I can still remember the excitement of arriving at the parking lot on the Astrodome side of 610 and taking the tram over the bridge into the park entrance. It felt like we had left Houston and were entering a completely different world. To a seven year old it felt like a paradise. The park seemed huge, and the time we spent felt like a full, family vacation trip.
I remember vividly some of rides, in particular the Swamp Buggy. Back then I didn't know the name, but I remember the tree-trunk with the roller-coaster spiralling around it. My dad and I waited a long time in line, but the ride was closed for repairs for the rest of the day. We had come so close to riding. What a disappointment! We still had a great time on other rides. The following year the Swamp Buggy had been removed from the park for good. I'm 37 years older now, but the excitement that I felt then as a seven year old stays with me to this day. I wonder if in today's world kids can still experience the joy and magic of visiting such a place with their family.
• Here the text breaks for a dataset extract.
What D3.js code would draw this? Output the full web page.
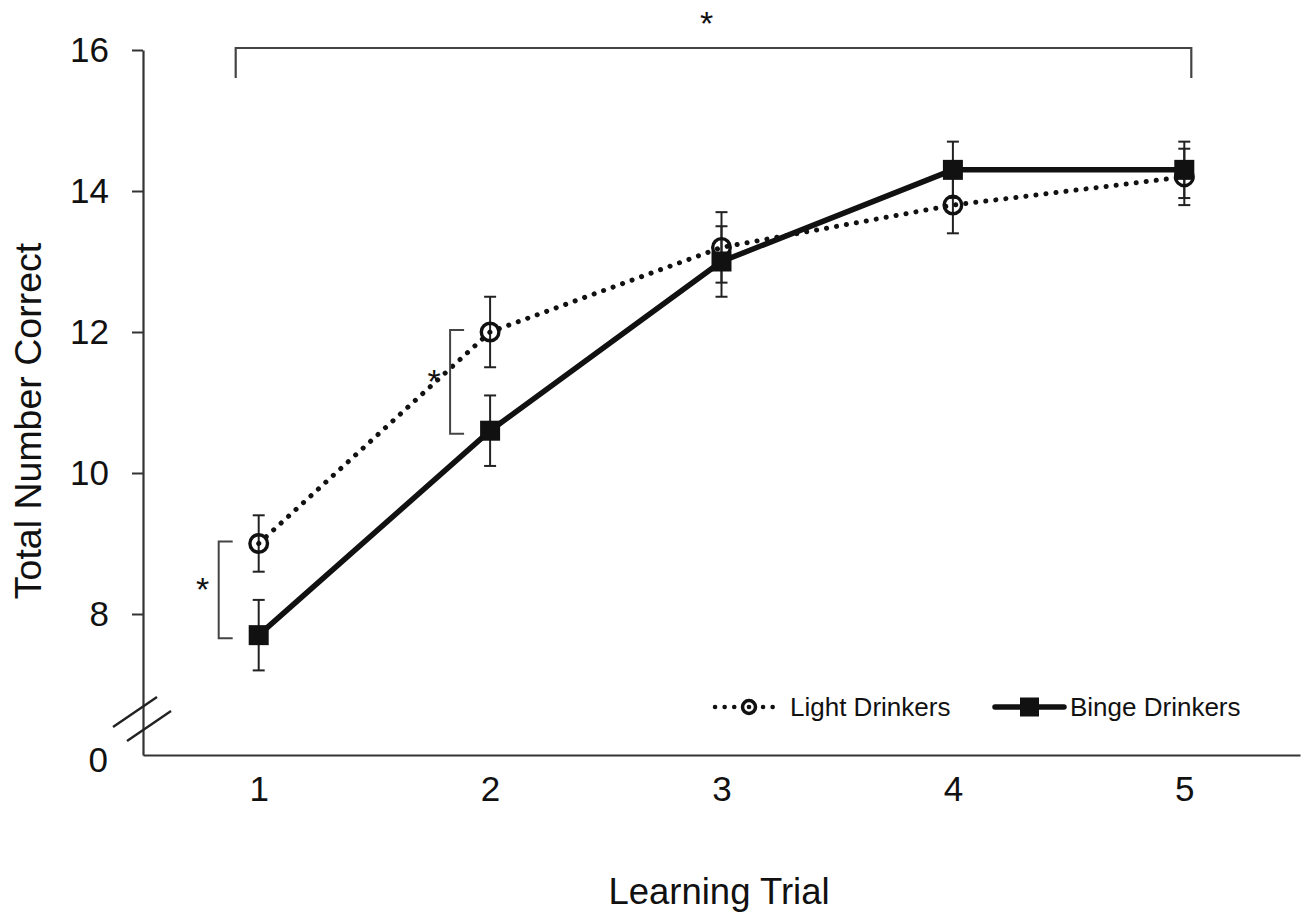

At the end of its 37 year run in 2005 Astroworld had become an anachronism. What remained was a much different park with a few artifacts of a much different place and time. I visited the park in 2004 for the last time and became very aware that MY Astroworld really no longer existed. The closing of the park in 2005 followed by it's removal from the grounds was a bit anticlimactic. These days when I happen to drive by and see the bare ground that was Astroworld I can't help thinking how such a small patch of land in the middle of Houston could feel so vast, so infinte, and so far from home as it did to me back in 1970.